Chord Electronics DAC64 D/A processor Measurements
Unless indicated otherwise, the test results refer to the second sample. The maximum output levels were a high 3.097V RMS from the unbalanced jacks (this 3.75dB higher than the CD standard's 2V) and 6.197V from the balanced. The unit inverted absolute polarity from the XLRs with pin 2 wired hot; it was non-inverting from the RCAs. Source impedance was a very low 67 ohms (unbalanced) and 135 ohms (balanced) across most of the audioband, these figures rising at 20kHz to a still low 99 ohms and 207 ohms, respectively.
The frequency response with CD data was flat from both sets of outputs (fig.1, top traces), and was not changed by the RAM buffer. The response error playing back pre-emphasized data was minimal (fig.1, bottom traces). Driving the DAC64 at 32kHz, 48kHz, and 96kHz sample rates with the RAM buffer engaged gave the responses in fig.2, all perfectly straightforward (other than the fact that I had to compensate for the buffer's time delay when I did the test).
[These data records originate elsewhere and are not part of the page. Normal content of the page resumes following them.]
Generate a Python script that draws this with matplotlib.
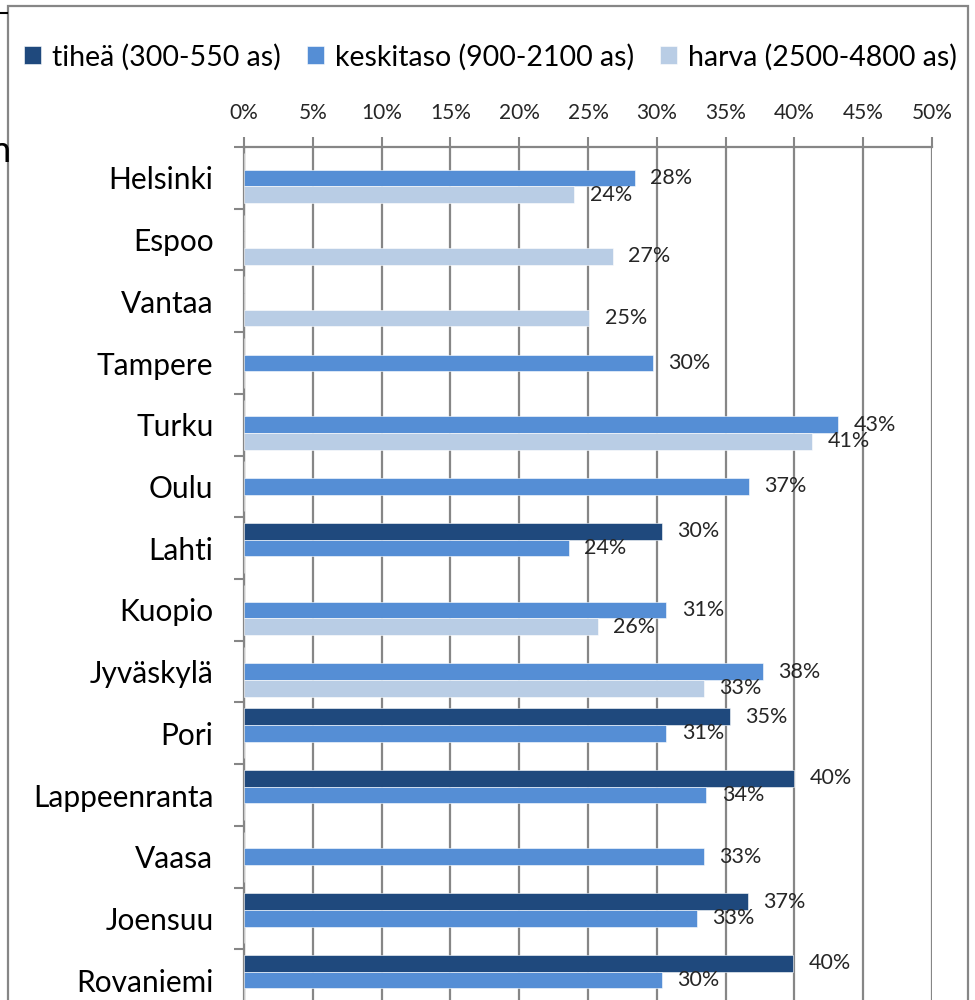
import numpy as np
import matplotlib.pyplot as plt
from matplotlib.lines import Line2D
from matplotlib.patches import Rectangle

cities = ["Helsinki", "Espoo", "Vantaa", "Tampere", "Turku", "Oulu", "Lahti",
          "Kuopio", "Jyväskylä", "Pori", "Lappeenranta", "Vaasa", "Joensuu", "Rovaniemi"]
nan = np.nan
tihea = [nan, nan, nan, nan, nan, nan, 30.4, nan, nan, 35.3, 40.0, nan, 36.6, 39.9]
keskitaso = [28.4, nan, nan, 29.7, 43.2, 36.7, 23.6, 30.7, 37.7, 30.7, 33.6, 33.4, 32.9, 30.4]
harva = [24.0, 26.8, 25.1, nan, 41.3, nan, nan, 25.7, 33.4, nan, nan, nan, nan, nan]
series_names = ["tiheä (300-550 as)", "keskitaso (900-2100 as)", "harva (2500-4800 as)"]
colors = ["#1F497D", "#558ED5", "#B9CDE5"]
xticks = list(range(0, 51, 5))

plt.rcParams['font.family'] = ['Lato', 'DejaVu Sans']

fig = plt.figure(figsize=(9.75, 10), dpi=100)
ax = fig.add_axes([0.2503, -0.011, 0.7056, 0.864])

y = np.arange(len(cities))
h = 0.27
for k, (vals, name, col) in enumerate(zip([tihea, keskitaso, harva], series_names, colors)):
    pos = y + (k - 1) * h
    v = np.array(vals, dtype=float)
    ax.barh(pos, np.nan_to_num(v), height=h, color=col, label=name,
            edgecolor="white", linewidth=0.4, zorder=3)
    for p, val in zip(pos, v):
        if not np.isnan(val):
            ax.annotate(f"{round(val)}%", (val, p), xytext=(11, 0), textcoords="offset points",
                        va="center", ha="left", fontsize=15.5, color="#262626", zorder=4)

ax.set_xlim(0, 50)
ax.set_ylim(len(cities) - 0.5, -0.5)
ax.xaxis.tick_top()
ax.set_xticks(xticks)
ax.set_xticklabels([f"{t}%" for t in xticks])
ax.tick_params(axis="x", direction="out", length=7, width=1.5, color="#868686",
               labelsize=15, labelcolor="#262626", pad=10)
ax.set_yticks(y - 0.5, minor=False)
ax.set_yticklabels([])
ax.set_yticks(y, minor=True)
ax.set_yticklabels(cities, minor=True)
ax.tick_params(axis="y", which="major", direction="out", length=7, width=1.5, color="#868686")
ax.tick_params(axis="y", which="minor", length=0, labelsize=21.5, pad=22)
ax.grid(axis="x", color="#868686", linewidth=1.6, zorder=0)
for s in ["right", "bottom"]:
    ax.spines[s].set_visible(False)
for s in ["left", "top"]:
    ax.spines[s].set_color("#868686")
    ax.spines[s].set_linewidth(1.6)

fig.legend(loc="center", bbox_to_anchor=(0.503, 0.943), ncol=3, frameon=False,
           fontsize=20.5, handlelength=0.6, handleheight=0.6, handletextpad=0.4,
           columnspacing=0.9)

# outer chart frame and a fragment of the neighbouring object
fig.patches.append(Rectangle((8 / 975, -0.1), 960 / 975, 1.094, transform=fig.transFigure,
                             fill=False, edgecolor="#868686", linewidth=1.6))
fig.lines.append(Line2D([0, 7 / 975], [0.987, 0.987], transform=fig.transFigure,
                        color="black", linewidth=1.5))
fig.text(0.011, 0.838, "n", ha="right", va="baseline", fontsize=26, color="black")

fig.savefig("out.png", dpi=100)
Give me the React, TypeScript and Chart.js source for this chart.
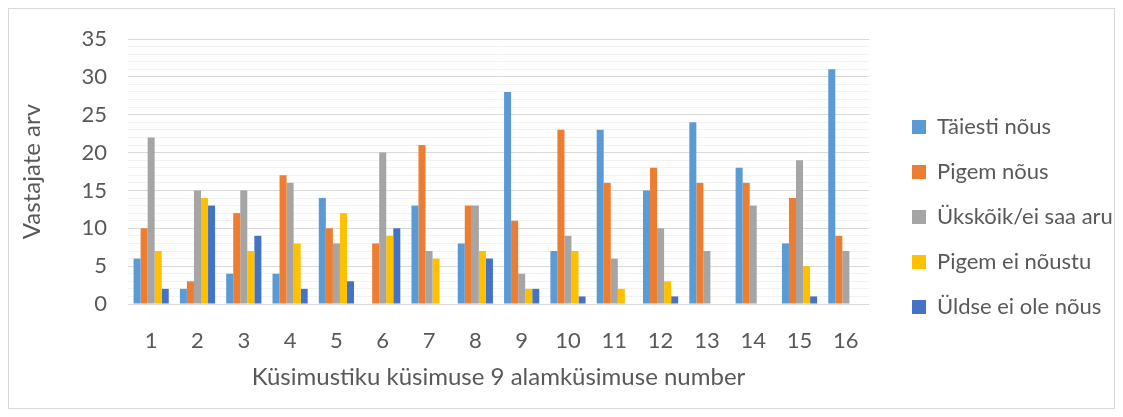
import React, { useEffect, useRef } from "react";
import { Chart, registerables } from "chart.js";

Chart.register(...registerables);

const categories = ["1", "2", "3", "4", "5", "6", "7", "8", "9", "10", "11", "12", "13", "14", "15", "16"];
const seriesNames = ["Täiesti nõus", "Pigem nõus", "Ükskõik/ei saa aru", "Pigem ei nõustu", "Üldse ei ole nõus"];
const taiestiNous = [6, 2, 4, 4, 14, 0, 13, 8, 28, 7, 23, 15, 24, 18, 8, 31];
const pigemNous = [10, 3, 12, 17, 10, 8, 21, 13, 11, 23, 16, 18, 16, 16, 14, 9];
const ukskoik = [22, 15, 15, 16, 8, 20, 7, 13, 4, 9, 6, 10, 7, 13, 19, 7];
const pigemEiNoustu = [7, 14, 7, 8, 12, 9, 6, 7, 2, 7, 2, 3, 0, 0, 5, 0];
const uldseEiOle = [2, 13, 9, 2, 3, 10, 0, 6, 2, 1, 0, 1, 0, 0, 1, 0];
const colors = ["#5B9BD5", "#ED7D31", "#A5A5A5", "#FFC000", "#4472C4"];
const yMax = 35;
const yTitle = "Vastajate arv";
const xTitle = "Küsimustiku küsimuse 9 alamküsimuse number";

const FONT = "Lato, 'Open Sans', sans-serif";
const TEXT = "#595959";

export default function App() {
  const ref = useRef<HTMLCanvasElement | null>(null);
  useEffect(() => {
    if (!ref.current) return;
    const values = [taiestiNous, pigemNous, ukskoik, pigemEiNoustu, uldseEiOle];
    const chart = new Chart(ref.current, {
      type: "bar",
      data: {
        labels: categories,
        datasets: values.map((v, i) => ({
          label: seriesNames[i],
          data: v,
          backgroundColor: colors[i],
          borderWidth: 0,
          categoryPercentage: 0.76,
          barPercentage: 1,
          yAxisID: "y",
        })),
      },
      options: {
        animation: false,
        responsive: false,
        maintainAspectRatio: false,
        layout: { padding: { top: 20, right: 0, bottom: 3, left: 9 } },
        plugins: {
          tooltip: { enabled: false },
          legend: {
            position: "right",
            labels: {
              boxWidth: 14,
              boxHeight: 14,
              padding: 23,
              color: TEXT,
              font: { family: FONT, size: 22 },
            },
          },
        },
        scales: {
          x: {
            grid: { display: false, drawTicks: false },
            border: { display: false },
            ticks: { color: TEXT, font: { family: FONT, size: 22 }, padding: 24, maxRotation: 0 },
            title: { display: true, text: xTitle, color: TEXT, font: { family: FONT, size: 24 }, padding: { top: 0, bottom: 13 } },
            afterFit: (s: any) => {
              s.height = 101;
            },
          },
          y: {
            min: 0,
            max: yMax,
            border: { display: false },
            grid: {
              drawTicks: false,
              color: (c: any) => (c.tick && c.tick.value % 5 === 0 ? "#D9D9D9" : "#F2F2F2"),
            },
            ticks: {
              stepSize: 1,
              autoSkip: false,
              padding: 21,
              color: TEXT,
              font: { family: FONT, size: 22 },
              callback: (v: any) => (Number(v) % 5 === 0 ? String(v) : ""),
            },
            title: { display: true, text: yTitle, color: TEXT, font: { family: FONT, size: 24 }, padding: { top: 0, bottom: 0 } },
            afterFit: (s: any) => {
              s.width = 110;
              s.paddingTop = 30;
              s.paddingBottom = 0;
            },
          },
          yGap: {
            position: "right",
            display: true,
            min: 0,
            max: yMax,
            grid: { display: false, drawTicks: false },
            border: { display: false },
            ticks: { display: false },
            afterFit: (s: any) => {
              s.width = 20;
              s.paddingTop = 0;
              s.paddingBottom = 0;
            },
          },
        },
      },
    });
    const leg: any = chart.legend;
    if (leg) {
      const origFit = leg.fit.bind(leg);
      leg.fit = () => {
        origFit();
        leg.width = 225;
      };
      chart.update();
    }
    return () => chart.destroy();
  }, []);
  return (
    <div style={{ width: 1105, height: 399, border: "1px solid #D9D9D9", background: "#fff" }}>
      <canvas ref={ref} width={1105} height={399} style={{ display: "block" }} />
    </div>
  );
}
Channel separation (not shown) was superb, at better than 110dB in the midrange, though this did decrease to a still excellent 95dB at 20kHz due to capacitive coupling.
Fig.1 Chord DAC64, frequency response at -12dBFS, 44.1kHz sampling, without emphasis (top) and with emphasis (bottom). (Right channel dashed, 0.5dB/vertical div.)
Fig.2 Chord DAC64, frequency response at -12dBFS with (from left to right): 32kHz, 48kHz, and 96kHz sampling (right channel dashed, 1dB/vertical div.).
Fig.3 shows spectral analyses of the first sample's noise floor with the RAM buffer in-circuit, driven with 16- and 24-bit dithered data representing a 1kHz tone at -90dBFS. The traces are free from spuriae, but the 8-bit increase in word length lowers the noise floor by only 6dB, or one bit's worth of dynamic range—poor performance by modern DAC standards. Repeating the spectral analyses on the second sample gave the traces shown in fig.4. Now the increase in word length drops the noise floor by 10dB across the band, implying almost 18-bit performance. While this is about one bit worse in the treble than the Musical Fidelity A324, the Chord maintains the improvement to the lowest frequencies, whereas the A324's noise floor is less good in the lower midrange and bass (fig.3 in that review).
Fig.3 Chord DAC64, sample 1, 1/3-octave spectrum of dithered 1kHz tone at -90dBFS, with noise and spuriae (from top to bottom): 16-bit data, 24-bit data (right channel dashed).
Fig.4 Chord DAC64, sample 2, 1/3-octave spectrum of dithered 1kHz tone at -90dBFS, with noise and spuriae (from top to bottom): 16-bit data, 24-bit data (right channel dashed).
The RAM buffer was switched off for the measurements represented by figs.3 and 4. I was surprised to find that when I switched it in, it changed the result when it was set to its maximum size. The top two pairs of traces in fig.5 show spectral analyses of the DAC64's noise floor while it decoded a 24-bit dithered 1kHz tone at -90dBFS without the RAM buffer (same trace as the bottom trace in fig.4, if you allow for the different vertical scaling) and with the buffer set to its smaller setting: they overlay exactly. However, when the buffer was set to its maximum size, I got the bottom pair of traces in fig.5. The noise floor has dropped by around 10dB, and now there are some spurious harmonic tones apparent. It looks as if the dither noise has been removed, which would happen only if the RAM buffer was truncating the 24-bit data words by a couple of least-significant bits. A puzzle.
Fig.5 Chord DAC64, sample 2, 1/3-octave spectrum of dithered 1kHz tone at -90dBFS, with noise and spuriae (from top to bottom): 24-bit data, no buffer; 24-bit data, small buffer; 24-bit data, large buffer (right channel dashed).
Fig.6 shows similar spectral plots but with the measurement bandwidth extended to 200kHz while the Chord decoded 16- and 24-bit data representing "digital black." The same across-the-audioband lowering of the noise floor by 10dB can be clearly seen.
Fig.6 Chord DAC64, 1/3-octave spectrum of "digital black," with noise and spuriae (from top to bottom): 16-bit data, 24-bit data (right channel dashed).